_EXERCISE REQUIREMENTS_
Leave out the pictures, and write out exactly the lines from the beginning of the material to the line holding "(tfork) at (608,505);", that line included, and nothing else.

_PROVIDED DATA_
◇ ◇ ◇ ◇ ◇
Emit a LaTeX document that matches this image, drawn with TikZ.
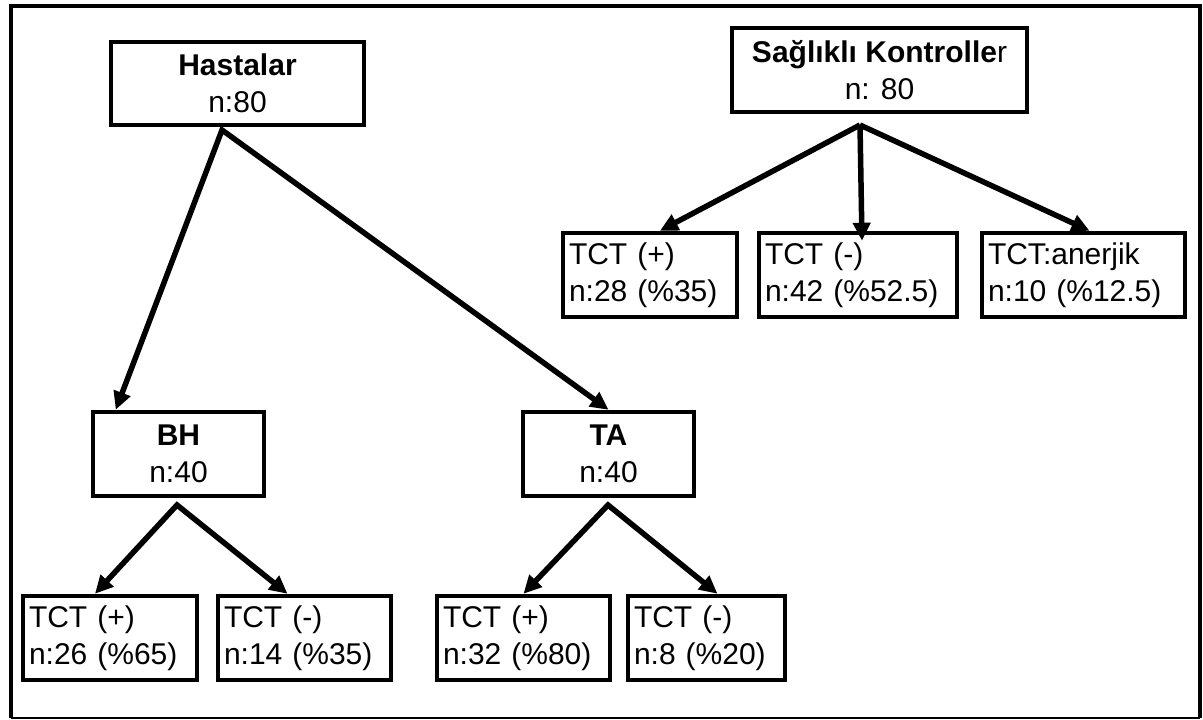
\documentclass[tikz,border=0pt]{standalone}
\usepackage{fontspec}
\setmainfont{Liberation Sans}
\usepackage{tikz}
\usetikzlibrary{arrows.meta}

\begin{document}
\begin{tikzpicture}[x=1pt,y=1pt,yscale=-1,
  box/.style={draw, line width=4.5pt, minimum height=84pt, font=\fontsize{30}{37}\selectfont},
  grp/.style={box, align=center, inner sep=0pt},
  leaf/.style={box, align=left, inner xsep=6pt, inner ysep=0pt},
  arr/.style={line width=5.5pt, -{Triangle[length=18pt,width=17pt]}},
  fork/.style={line width=5.5pt, line join=miter, {Triangle[length=18pt,width=17pt]}-{Triangle[length=18pt,width=17pt]}}]
\useasboundingbox (0,0) rectangle (1203,720);

%Shape: Frame
\draw [line width=4.5pt, line join=miter] (11,718) |- (1200,6) -- (1200,718) ;
\draw [line width=1.5pt] (11,718) -- (1200,718) ;

% Text Node
\node [grp, minimum width=253pt, minimum height=83pt] (hast) at (237.5,83.5) {\textbf{Hastalar}\\n:80};
% Text Node
\node [grp, minimum width=295pt] (sag) at (879.5,70) {\textbf{Sağlıklı Kontrolle}r\\n: 80};
% Text Node
\node [leaf, text width=162pt] (sp) at (650,275) {TCT (+)\\n:28 (\%35)};
% Text Node
\node [leaf, text width=186pt] (sn) at (858,275) {TCT (-)\\n:42 (\%52.5)};
% Text Node
\node [leaf, text width=191pt] (sa) at (1083.5,275) {TCT:anerjik\\n:10 (\%12.5)};
% Text Node
\node [grp, minimum width=171pt] (bh) at (178.5,454) {\textbf{BH}\\n:40};
% Text Node
\node [grp, minimum width=171pt] (ta) at (608.5,454) {\textbf{TA}\\n:40};
% Text Node
\node [leaf, text width=162pt] (bp) at (110,638) {TCT (+)\\n:26 (\%65)};
% Text Node
\node [leaf, text width=161pt] (bn) at (304.5,638) {TCT (-)\\n:14 (\%35)};
% Text Node
\node [leaf, text width=161pt] (tp) at (523.5,638) {TCT (+)\\n:32 (\%80)};
% Text Node
\node [leaf, text width=145pt] (tn) at (706.5,638) {TCT (-)\\n:8 (\%20)};

\coordinate (hfork) at (222,130);
\coordinate (sfork) at (860,125);
\coordinate (bfork) at (177,505);
\coordinate (tfork) at (608,505);

%Straight Lines
\draw [fork] ([xshift=25pt]bh.north west) -- (hfork) -- (ta.north) ;
%Straight Lines
\draw [arr] (sfork) -- ([xshift=10pt]sp.north) ;
\draw [arr] (sfork) -- ([xshift=4pt,yshift=10pt]sn.north) ;
\draw [arr] (sfork) -- ([xshift=6pt]sa.north) ;
%Straight Lines
\draw [fork] ([xshift=-15pt]bp.north) -- (bfork) -- ([xshift=-17pt]bn.north) ;
%Straight Lines
\draw [fork] (tp.north) -- (tfork) -- ([xshift=11pt]tn.north) ;

\end{tikzpicture}
\end{document}
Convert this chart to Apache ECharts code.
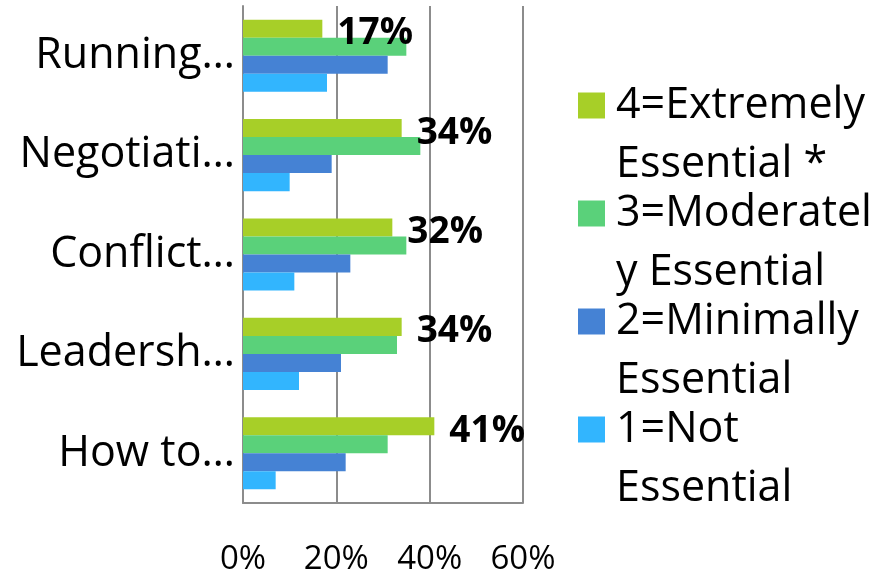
◇ ◇ ◇ ◇ ◇
_WORKED SOLUTION_
Emit a LaTeX document that matches this image, drawn with TikZ.
\documentclass[tikz,border=0pt]{standalone}
\usepackage{fontspec}
\setmainfont{Liberation Sans}
\usepackage{tikz}
\usetikzlibrary{arrows.meta}

\begin{document}
\begin{tikzpicture}[x=1pt,y=1pt,yscale=-1,
  box/.style={draw, line width=4.5pt, minimum height=84pt, font=\fontsize{30}{37}\selectfont},
  grp/.style={box, align=center, inner sep=0pt},
  leaf/.style={box, align=left, inner xsep=6pt, inner ysep=0pt},
  arr/.style={line width=5.5pt, -{Triangle[length=18pt,width=17pt]}},
  fork/.style={line width=5.5pt, line join=miter, {Triangle[length=18pt,width=17pt]}-{Triangle[length=18pt,width=17pt]}}]
\useasboundingbox (0,0) rectangle (1203,720);

%Shape: Frame
\draw [line width=4.5pt, line join=miter] (11,718) |- (1200,6) -- (1200,718) ;
\draw [line width=1.5pt] (11,718) -- (1200,718) ;

% Text Node
\node [grp, minimum width=253pt, minimum height=83pt] (hast) at (237.5,83.5) {\textbf{Hastalar}\\n:80};
% Text Node
\node [grp, minimum width=295pt] (sag) at (879.5,70) {\textbf{Sağlıklı Kontrolle}r\\n: 80};
% Text Node
\node [leaf, text width=162pt] (sp) at (650,275) {TCT (+)\\n:28 (\%35)};
% Text Node
\node [leaf, text width=186pt] (sn) at (858,275) {TCT (-)\\n:42 (\%52.5)};
% Text Node
\node [leaf, text width=191pt] (sa) at (1083.5,275) {TCT:anerjik\\n:10 (\%12.5)};
% Text Node
\node [grp, minimum width=171pt] (bh) at (178.5,454) {\textbf{BH}\\n:40};
% Text Node
\node [grp, minimum width=171pt] (ta) at (608.5,454) {\textbf{TA}\\n:40};
% Text Node
\node [leaf, text width=162pt] (bp) at (110,638) {TCT (+)\\n:26 (\%65)};
% Text Node
\node [leaf, text width=161pt] (bn) at (304.5,638) {TCT (-)\\n:14 (\%35)};
% Text Node
\node [leaf, text width=161pt] (tp) at (523.5,638) {TCT (+)\\n:32 (\%80)};
% Text Node
\node [leaf, text width=145pt] (tn) at (706.5,638) {TCT (-)\\n:8 (\%20)};

\coordinate (hfork) at (222,130);
\coordinate (sfork) at (860,125);
\coordinate (bfork) at (177,505);
\coordinate (tfork) at (608,505);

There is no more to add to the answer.